On the road to recovery...

        The last couple of months have been tough for myself and my family.  Finding the time and will to write during all of that had been so minimal that I thought that I had lost my ability and talent because a part of me felt that I just didn't have it anymore.  I had let the events take over my life, and I was tired of it.  I wanted that part of myself back, it's almost impossible to explain, but I knew that a vital piece of me was missing.  There's no shame in saying you need a break, there are times that I've found it all but impossible to just do the day to day and I had to learn that it was okay to say, "no" to anything additional. (and man was that hard to do)
         
          But enough time has passed now that I want to gain back that piece of myself that I put aside while being there for my family.  I can't believe how worried I was that I would never get this back, or why I thought that I could put it aside to begin with.I found my 'muse' again when I went to a Writer's Retreat, that my local writing group (Wichita Falls Creative Writers) put together up in the Quartz Mountains in Oklahoma.  

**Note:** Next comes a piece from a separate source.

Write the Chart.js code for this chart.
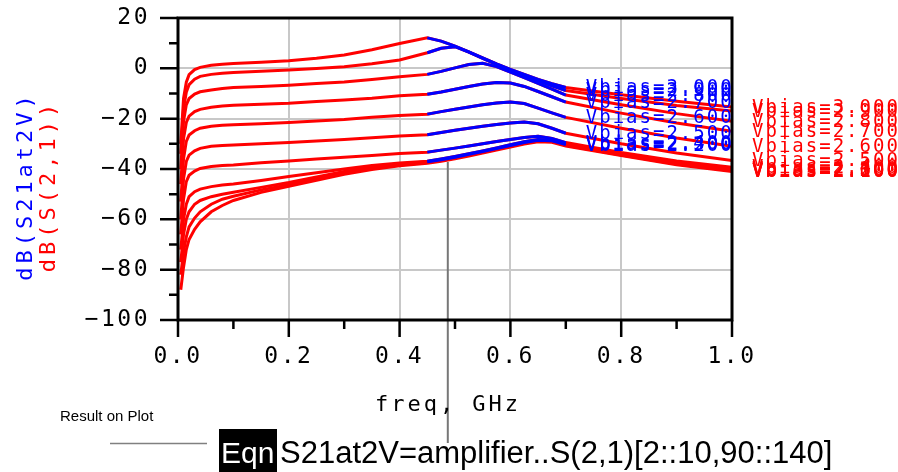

Sunrise at the Quartz Mountain Resort


           If you've never been there, I would recommend it, just because it was wonderful to leave the hustle and bustle of the city for quiet tranquility of the mountain resort.  It was here in the still morning air that I finally felt that 'stir' for my new novel.  Yes, that's right - a new novel!  I pushed five chapters out that weekend and I can't stop the voices in my head.  (It's okay to hear voices in my head, I'm a writer.)

           I started this year with a goal of 500 words a day and three submissions, but I'm thinking that I might change that to finishing this manuscript with enough time to pitch it at the upcoming Dallas Writer's Conference in May.  Am I being too ambitious? 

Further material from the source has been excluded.